• [Exercise description]:
Search the entries for the word "matplotlib" and pull out each line that has it.

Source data

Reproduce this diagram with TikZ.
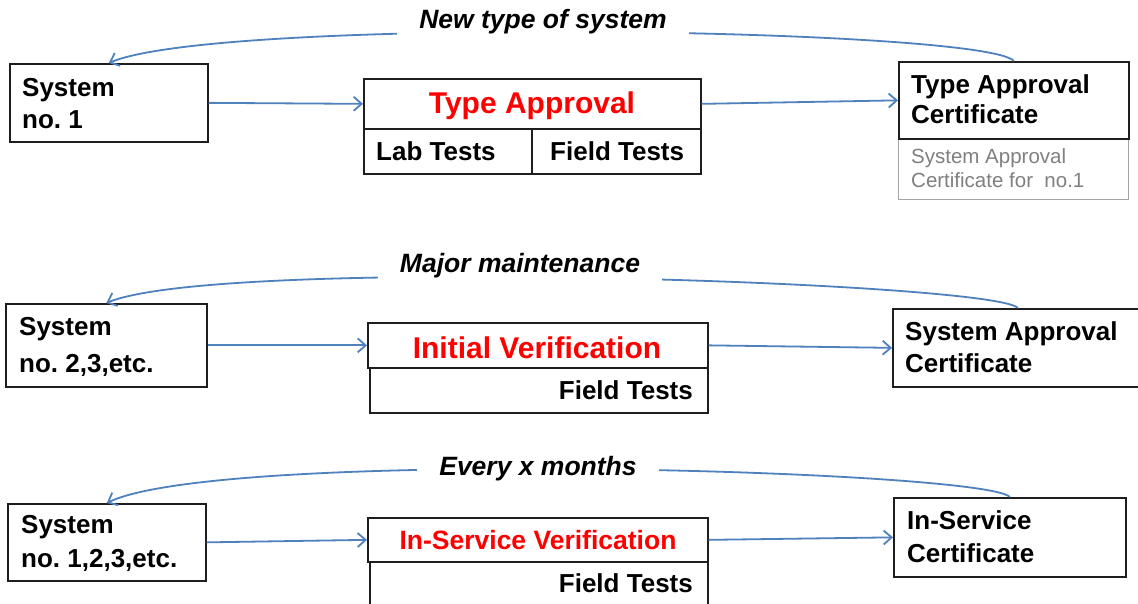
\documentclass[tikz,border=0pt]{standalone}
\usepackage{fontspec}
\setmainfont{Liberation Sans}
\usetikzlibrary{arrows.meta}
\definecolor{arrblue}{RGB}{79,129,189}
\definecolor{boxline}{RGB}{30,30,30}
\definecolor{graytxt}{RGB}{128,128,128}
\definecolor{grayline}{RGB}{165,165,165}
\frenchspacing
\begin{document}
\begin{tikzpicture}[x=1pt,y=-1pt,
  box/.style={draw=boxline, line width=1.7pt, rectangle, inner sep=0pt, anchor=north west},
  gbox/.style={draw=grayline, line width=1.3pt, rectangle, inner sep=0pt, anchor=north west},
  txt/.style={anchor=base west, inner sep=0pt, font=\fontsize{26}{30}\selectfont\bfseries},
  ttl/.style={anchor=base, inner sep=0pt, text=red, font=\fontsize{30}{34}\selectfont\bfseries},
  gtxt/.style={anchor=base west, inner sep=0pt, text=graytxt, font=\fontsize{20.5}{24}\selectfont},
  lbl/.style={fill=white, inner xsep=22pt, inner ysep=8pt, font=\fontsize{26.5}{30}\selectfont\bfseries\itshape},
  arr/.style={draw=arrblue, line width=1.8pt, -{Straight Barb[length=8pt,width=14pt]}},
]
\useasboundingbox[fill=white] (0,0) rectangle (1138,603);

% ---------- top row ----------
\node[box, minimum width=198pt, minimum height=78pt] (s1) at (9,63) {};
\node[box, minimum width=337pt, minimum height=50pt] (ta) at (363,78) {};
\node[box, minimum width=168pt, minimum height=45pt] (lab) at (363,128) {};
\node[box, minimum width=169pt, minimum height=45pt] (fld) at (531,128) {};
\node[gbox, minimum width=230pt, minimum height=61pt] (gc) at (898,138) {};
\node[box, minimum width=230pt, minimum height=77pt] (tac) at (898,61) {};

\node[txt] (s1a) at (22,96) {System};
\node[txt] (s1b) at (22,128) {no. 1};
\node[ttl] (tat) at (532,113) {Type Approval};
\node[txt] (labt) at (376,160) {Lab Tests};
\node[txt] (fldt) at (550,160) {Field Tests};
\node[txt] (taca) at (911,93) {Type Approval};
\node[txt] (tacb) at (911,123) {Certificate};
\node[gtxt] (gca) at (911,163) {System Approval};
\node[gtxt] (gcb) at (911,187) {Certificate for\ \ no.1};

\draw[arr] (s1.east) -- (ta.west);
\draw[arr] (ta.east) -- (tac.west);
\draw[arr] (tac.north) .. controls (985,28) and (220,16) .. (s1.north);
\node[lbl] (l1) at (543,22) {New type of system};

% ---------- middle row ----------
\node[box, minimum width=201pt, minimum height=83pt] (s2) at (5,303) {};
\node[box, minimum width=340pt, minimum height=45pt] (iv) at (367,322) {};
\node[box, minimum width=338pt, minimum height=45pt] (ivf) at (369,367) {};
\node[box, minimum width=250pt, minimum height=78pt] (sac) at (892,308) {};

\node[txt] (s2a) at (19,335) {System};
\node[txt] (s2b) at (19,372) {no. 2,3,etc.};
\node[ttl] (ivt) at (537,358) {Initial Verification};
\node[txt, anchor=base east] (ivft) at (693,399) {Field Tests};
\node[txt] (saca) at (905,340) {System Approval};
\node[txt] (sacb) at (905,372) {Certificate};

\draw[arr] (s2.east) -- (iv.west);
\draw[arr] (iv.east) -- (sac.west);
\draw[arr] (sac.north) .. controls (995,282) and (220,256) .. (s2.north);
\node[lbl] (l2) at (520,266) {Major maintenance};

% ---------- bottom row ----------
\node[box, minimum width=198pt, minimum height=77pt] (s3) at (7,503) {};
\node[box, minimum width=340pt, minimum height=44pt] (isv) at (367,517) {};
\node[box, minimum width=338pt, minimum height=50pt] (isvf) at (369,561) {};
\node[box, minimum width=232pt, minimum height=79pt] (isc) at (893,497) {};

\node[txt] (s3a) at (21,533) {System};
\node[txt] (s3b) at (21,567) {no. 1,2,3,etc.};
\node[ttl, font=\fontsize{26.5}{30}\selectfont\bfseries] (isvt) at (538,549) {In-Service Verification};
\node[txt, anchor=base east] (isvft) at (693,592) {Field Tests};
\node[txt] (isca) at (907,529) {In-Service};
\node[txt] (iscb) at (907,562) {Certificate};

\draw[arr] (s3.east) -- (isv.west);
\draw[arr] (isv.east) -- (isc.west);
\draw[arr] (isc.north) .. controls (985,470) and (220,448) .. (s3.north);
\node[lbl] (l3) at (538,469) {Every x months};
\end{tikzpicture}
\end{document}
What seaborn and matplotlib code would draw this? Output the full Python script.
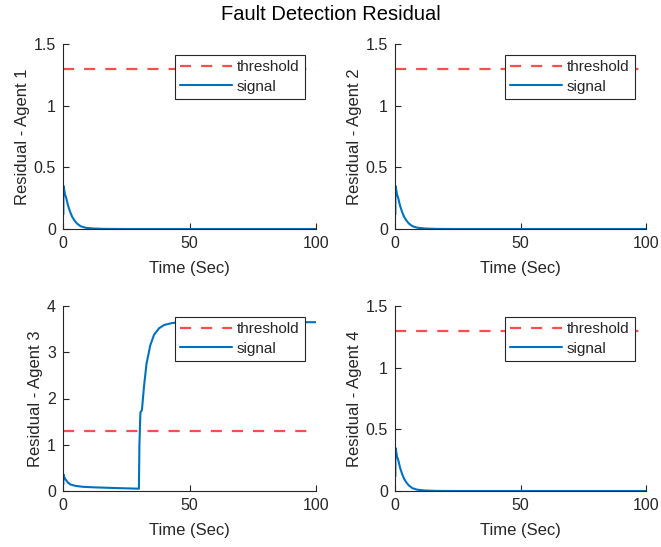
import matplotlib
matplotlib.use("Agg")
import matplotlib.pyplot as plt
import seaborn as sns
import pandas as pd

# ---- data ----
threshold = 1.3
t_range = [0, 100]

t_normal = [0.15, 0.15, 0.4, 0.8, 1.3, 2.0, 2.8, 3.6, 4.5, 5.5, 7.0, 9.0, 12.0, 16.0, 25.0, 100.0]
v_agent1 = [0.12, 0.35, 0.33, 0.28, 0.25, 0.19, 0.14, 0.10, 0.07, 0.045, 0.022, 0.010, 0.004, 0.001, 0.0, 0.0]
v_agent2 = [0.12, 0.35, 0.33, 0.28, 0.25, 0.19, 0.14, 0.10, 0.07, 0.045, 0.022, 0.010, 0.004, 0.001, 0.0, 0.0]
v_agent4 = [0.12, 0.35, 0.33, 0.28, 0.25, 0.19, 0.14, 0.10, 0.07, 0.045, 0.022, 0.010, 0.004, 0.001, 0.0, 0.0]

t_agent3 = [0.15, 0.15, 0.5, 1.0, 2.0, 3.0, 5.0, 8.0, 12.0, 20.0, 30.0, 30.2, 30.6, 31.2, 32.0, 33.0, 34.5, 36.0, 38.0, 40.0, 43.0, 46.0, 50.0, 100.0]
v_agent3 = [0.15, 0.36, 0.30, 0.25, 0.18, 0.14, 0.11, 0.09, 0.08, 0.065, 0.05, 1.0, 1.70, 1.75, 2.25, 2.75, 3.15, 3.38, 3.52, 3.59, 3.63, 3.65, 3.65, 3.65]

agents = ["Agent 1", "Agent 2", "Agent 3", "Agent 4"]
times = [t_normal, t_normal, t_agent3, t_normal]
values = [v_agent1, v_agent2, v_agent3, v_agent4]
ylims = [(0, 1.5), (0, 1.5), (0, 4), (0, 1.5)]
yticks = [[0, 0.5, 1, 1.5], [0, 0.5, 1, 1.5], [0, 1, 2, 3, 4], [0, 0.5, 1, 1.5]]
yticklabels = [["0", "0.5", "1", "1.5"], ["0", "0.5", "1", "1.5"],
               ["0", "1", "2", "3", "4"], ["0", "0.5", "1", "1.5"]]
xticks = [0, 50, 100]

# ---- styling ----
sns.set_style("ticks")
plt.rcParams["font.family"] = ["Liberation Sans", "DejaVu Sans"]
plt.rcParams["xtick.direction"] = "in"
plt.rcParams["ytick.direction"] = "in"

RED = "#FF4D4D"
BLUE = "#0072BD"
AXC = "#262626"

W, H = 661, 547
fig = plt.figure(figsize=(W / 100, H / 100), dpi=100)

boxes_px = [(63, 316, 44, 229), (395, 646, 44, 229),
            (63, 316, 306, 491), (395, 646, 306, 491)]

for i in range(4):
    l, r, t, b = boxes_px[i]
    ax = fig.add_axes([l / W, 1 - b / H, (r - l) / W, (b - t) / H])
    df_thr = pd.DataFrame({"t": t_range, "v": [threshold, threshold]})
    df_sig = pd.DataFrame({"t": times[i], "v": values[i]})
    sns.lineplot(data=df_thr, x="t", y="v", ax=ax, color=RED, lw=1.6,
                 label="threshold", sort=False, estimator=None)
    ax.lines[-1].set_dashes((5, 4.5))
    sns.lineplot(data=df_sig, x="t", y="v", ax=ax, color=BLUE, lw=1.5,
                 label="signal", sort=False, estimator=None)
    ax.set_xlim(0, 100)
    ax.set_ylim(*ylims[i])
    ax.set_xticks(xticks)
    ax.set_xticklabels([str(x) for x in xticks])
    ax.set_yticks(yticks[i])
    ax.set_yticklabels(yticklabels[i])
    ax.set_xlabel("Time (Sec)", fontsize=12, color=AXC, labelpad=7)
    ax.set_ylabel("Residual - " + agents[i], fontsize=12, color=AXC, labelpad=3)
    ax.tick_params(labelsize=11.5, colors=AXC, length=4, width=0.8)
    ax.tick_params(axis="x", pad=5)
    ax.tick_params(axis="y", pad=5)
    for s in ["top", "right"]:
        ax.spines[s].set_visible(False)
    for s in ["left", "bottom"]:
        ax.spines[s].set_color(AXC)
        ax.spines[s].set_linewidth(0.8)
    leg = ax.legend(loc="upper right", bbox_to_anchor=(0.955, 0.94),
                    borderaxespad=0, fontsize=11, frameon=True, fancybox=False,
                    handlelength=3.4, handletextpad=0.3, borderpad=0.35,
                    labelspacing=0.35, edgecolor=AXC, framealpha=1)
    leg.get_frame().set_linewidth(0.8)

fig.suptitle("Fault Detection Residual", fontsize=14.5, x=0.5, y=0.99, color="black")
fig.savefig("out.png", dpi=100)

• [Answer below]:
What seaborn and matplotlib code would draw this? Output the full Python script.
import matplotlib
matplotlib.use("Agg")
import matplotlib.pyplot as plt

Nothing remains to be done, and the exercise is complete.